Aim: Print all of the lines exactly. Any picture among them stays out.

━━━━━ Stored data

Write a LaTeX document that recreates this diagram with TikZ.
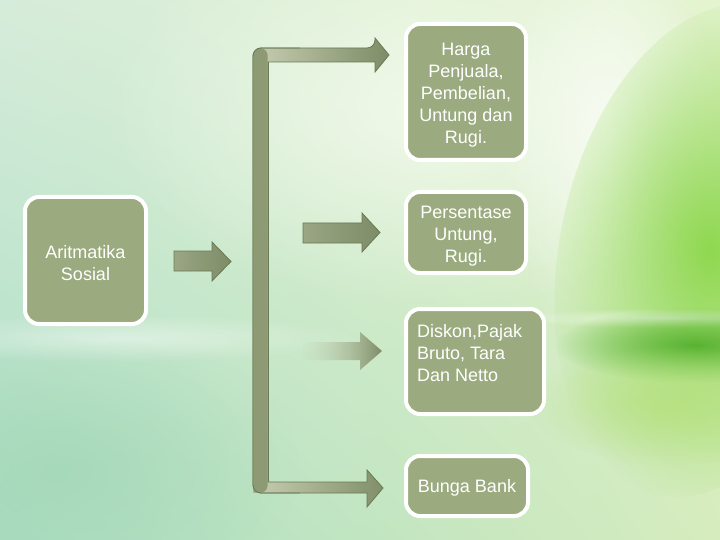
\documentclass[tikz,border=0pt]{standalone}
\usepackage{fontspec}
\setmainfont{Liberation Sans}
\usetikzlibrary{fadings,calc,shadings}
\definecolor{boxgreen}{RGB}{155,171,127}
\definecolor{arrowlight}{RGB}{200,205,178}
\definecolor{arrowdark}{RGB}{125,140,102}
\definecolor{arrowline}{RGB}{105,122,86}
\definecolor{barfill}{RGB}{141,154,116}
\definecolor{bgUL}{RGB}{214,236,218}
\definecolor{bgUR}{RGB}{228,244,206}
\definecolor{bgLL}{RGB}{172,222,196}
\definecolor{bgLR}{RGB}{214,236,190}
\definecolor{brightgreen}{RGB}{143,216,80}
\definecolor{deepgreen}{RGB}{80,174,42}
\definecolor{yellowgreen}{RGB}{181,224,122}
\definecolor{tealgreen}{RGB}{160,214,180}
\tikzfading[name=fuzzyblob, inner color=transparent!0, outer color=transparent!100]
\tikzfading[name=fadeleft, left color=transparent!95, right color=transparent!0]
\tikzset{
  box/.style={draw=white, line width=4pt, fill=boxgreen, rounded corners=14pt, inner sep=0pt},
  boxtext/.style={text=white, align=center, font=\fontsize{18}{22}\selectfont, inner sep=0pt},
  blockarrow/.style={draw=arrowline, line width=0.8pt, left color=arrowdark!60!arrowlight, right color=arrowdark},
  blob/.style={path fading=fuzzyblob},
}
\begin{document}
\begin{tikzpicture}[x=1pt,y=-1pt]
\useasboundingbox (0,0) rectangle (720,540);
% background
\begin{scope}
\clip (0,0) rectangle (720,540);
\shade[upper left=bgUL, upper right=bgUR, lower left=bgLL, lower right=bgLR] (0,0) rectangle (720,540);
\fill[white!70!bgUR, opacity=0.8, blob] (430,110) ellipse (330 and 200);
\fill[white, opacity=0.7, blob] (610,140) ellipse (110 and 220);
\fill[brightgreen, opacity=1, blob, rotate around={-12:(710,250)}] (710,250) ellipse (150 and 250);
\fill[white, opacity=0.6, blob] (665,318) ellipse (150 and 10);
\fill[deepgreen, opacity=0.9, blob] (695,345) ellipse (140 and 38);
\fill[yellowgreen, opacity=0.7, blob] (670,405) ellipse (140 and 60);
\fill[tealgreen, opacity=0.7, blob] (60,470) ellipse (240 and 150);
\fill[white, opacity=0.45, blob] (120,338) ellipse (240 and 24);
\end{scope}

% boxes
\node[box, minimum width=121pt, minimum height=127pt] (src) at (85.5,260.5) {};
\node[boxtext] (srct) at (85.5,263) {Aritmatika\\Sosial};
\node[box, minimum width=120pt, minimum height=136pt] (b1) at (466,92) {};
\node[boxtext] (b1t) at (466,95) {Harga\\Penjuala,\\Pembelian,\\Untung dan\\Rugi.};
\node[box, minimum width=120pt, minimum height=81pt] (b2) at (466,232.5) {};
\node[boxtext] (b2t) at (466,236) {Persentase\\Untung,\\Rugi.};
\node[box, minimum width=138pt, minimum height=105pt] (b3) at (475,361.5) {};
\node[boxtext, anchor=north west, align=left] (b3t) at (417,324) {Diskon,Pajak\\Bruto, Tara\\Dan Netto};
\node[box, minimum width=122pt, minimum height=60pt] (b4) at (467,486) {};
\node[boxtext] (b4t) at (467,488) {Bunga Bank};

% left block arrow
\path[blockarrow] (174,251) -- (212,251) -- (212,242) -- (231,261.5) -- (212,281) -- (212,271) -- (174,271) -- cycle;

% bracket
\path[left color=arrowlight, right color=arrowdark, draw=arrowline, line width=0.8pt, rounded corners=8pt]
  (253,48) -- (375,48) [sharp corners] -- (375,38) -- (389,55) -- (375,72) -- (375,62) -- (268,62)
  -- (268,482) -- (367,482) -- (367,470) -- (383,488) -- (367,507) -- (367,493) [rounded corners=8pt] -- (253,493) -- cycle;
\fill[barfill, rounded corners=7pt] (253.4,48.4) -- (267.6,48.4) -- (267.6,492.6) [sharp corners] -- (253.4,492.6) [rounded corners=7pt] -- cycle;
\draw[arrowline, line width=0.8pt] (268,62) -- (268,482);
\draw[arrowline, line width=0.8pt, rounded corners=8pt] (300,48) -- (253,48) -- (253,493) -- (300,493);

% middle block arrows
\path[blockarrow] (303,223) -- (362,223) -- (362,213) -- (380,232.5) -- (362,252) -- (362,243) -- (303,243) -- cycle;
\path[left color=arrowlight, right color=arrowdark, path fading=fadeleft] (303,342) -- (360,342) -- (360,332) -- (382,351) -- (360,370) -- (360,360) -- (303,360) -- cycle;
\end{tikzpicture}
\end{document}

━━━━━━━━━━

Task solution:
Write a LaTeX document that recreates this diagram with TikZ.
\documentclass[tikz,border=0pt]{standalone}
\usepackage{fontspec}
\setmainfont{Liberation Sans}
\usetikzlibrary{fadings,calc,shadings}
\definecolor{boxgreen}{RGB}{155,171,127}
\definecolor{arrowlight}{RGB}{200,205,178}
\definecolor{arrowdark}{RGB}{125,140,102}
\definecolor{arrowline}{RGB}{105,122,86}
\definecolor{barfill}{RGB}{141,154,116}
\definecolor{bgUL}{RGB}{214,236,218}
\definecolor{bgUR}{RGB}{228,244,206}
\definecolor{bgLL}{RGB}{172,222,196}
\definecolor{bgLR}{RGB}{214,236,190}
\definecolor{brightgreen}{RGB}{143,216,80}
\definecolor{deepgreen}{RGB}{80,174,42}
\definecolor{yellowgreen}{RGB}{181,224,122}
\definecolor{tealgreen}{RGB}{160,214,180}
\tikzfading[name=fuzzyblob, inner color=transparent!0, outer color=transparent!100]
\tikzfading[name=fadeleft, left color=transparent!95, right color=transparent!0]
\tikzset{
  box/.style={draw=white, line width=4pt, fill=boxgreen, rounded corners=14pt, inner sep=0pt},
  boxtext/.style={text=white, align=center, font=\fontsize{18}{22}\selectfont, inner sep=0pt},
  blockarrow/.style={draw=arrowline, line width=0.8pt, left color=arrowdark!60!arrowlight, right color=arrowdark},
  blob/.style={path fading=fuzzyblob},
}
\begin{document}
\begin{tikzpicture}[x=1pt,y=-1pt]
\useasboundingbox (0,0) rectangle (720,540);
% background
\begin{scope}
\clip (0,0) rectangle (720,540);
\shade[upper left=bgUL, upper right=bgUR, lower left=bgLL, lower right=bgLR] (0,0) rectangle (720,540);
\fill[white!70!bgUR, opacity=0.8, blob] (430,110) ellipse (330 and 200);
\fill[white, opacity=0.7, blob] (610,140) ellipse (110 and 220);
\fill[brightgreen, opacity=1, blob, rotate around={-12:(710,250)}] (710,250) ellipse (150 and 250);
\fill[white, opacity=0.6, blob] (665,318) ellipse (150 and 10);
\fill[deepgreen, opacity=0.9, blob] (695,345) ellipse (140 and 38);
\fill[yellowgreen, opacity=0.7, blob] (670,405) ellipse (140 and 60);
\fill[tealgreen, opacity=0.7, blob] (60,470) ellipse (240 and 150);
\fill[white, opacity=0.45, blob] (120,338) ellipse (240 and 24);
\end{scope}

% boxes
\node[box, minimum width=121pt, minimum height=127pt] (src) at (85.5,260.5) {};
\node[boxtext] (srct) at (85.5,263) {Aritmatika\\Sosial};
\node[box, minimum width=120pt, minimum height=136pt] (b1) at (466,92) {};
\node[boxtext] (b1t) at (466,95) {Harga\\Penjuala,\\Pembelian,\\Untung dan\\Rugi.};
\node[box, minimum width=120pt, minimum height=81pt] (b2) at (466,232.5) {};
\node[boxtext] (b2t) at (466,236) {Persentase\\Untung,\\Rugi.};
\node[box, minimum width=138pt, minimum height=105pt] (b3) at (475,361.5) {};
\node[boxtext, anchor=north west, align=left] (b3t) at (417,324) {Diskon,Pajak\\Bruto, Tara\\Dan Netto};
\node[box, minimum width=122pt, minimum height=60pt] (b4) at (467,486) {};
\node[boxtext] (b4t) at (467,488) {Bunga Bank};

% left block arrow
\path[blockarrow] (174,251) -- (212,251) -- (212,242) -- (231,261.5) -- (212,281) -- (212,271) -- (174,271) -- cycle;

% bracket
\path[left color=arrowlight, right color=arrowdark, draw=arrowline, line width=0.8pt, rounded corners=8pt]
  (253,48) -- (375,48) [sharp corners] -- (375,38) -- (389,55) -- (375,72) -- (375,62) -- (268,62)
  -- (268,482) -- (367,482) -- (367,470) -- (383,488) -- (367,507) -- (367,493) [rounded corners=8pt] -- (253,493) -- cycle;
\fill[barfill, rounded corners=7pt] (253.4,48.4) -- (267.6,48.4) -- (267.6,492.6) [sharp corners] -- (253.4,492.6) [rounded corners=7pt] -- cycle;
\draw[arrowline, line width=0.8pt] (268,62) -- (268,482);
\draw[arrowline, line width=0.8pt, rounded corners=8pt] (300,48) -- (253,48) -- (253,493) -- (300,493);

% middle block arrows
\path[blockarrow] (303,223) -- (362,223) -- (362,213) -- (380,232.5) -- (362,252) -- (362,243) -- (303,243) -- cycle;
\path[left color=arrowlight, right color=arrowdark, path fading=fadeleft] (303,342) -- (360,342) -- (360,332) -- (382,351) -- (360,370) -- (360,360) -- (303,360) -- cycle;
\end{tikzpicture}
\end{document}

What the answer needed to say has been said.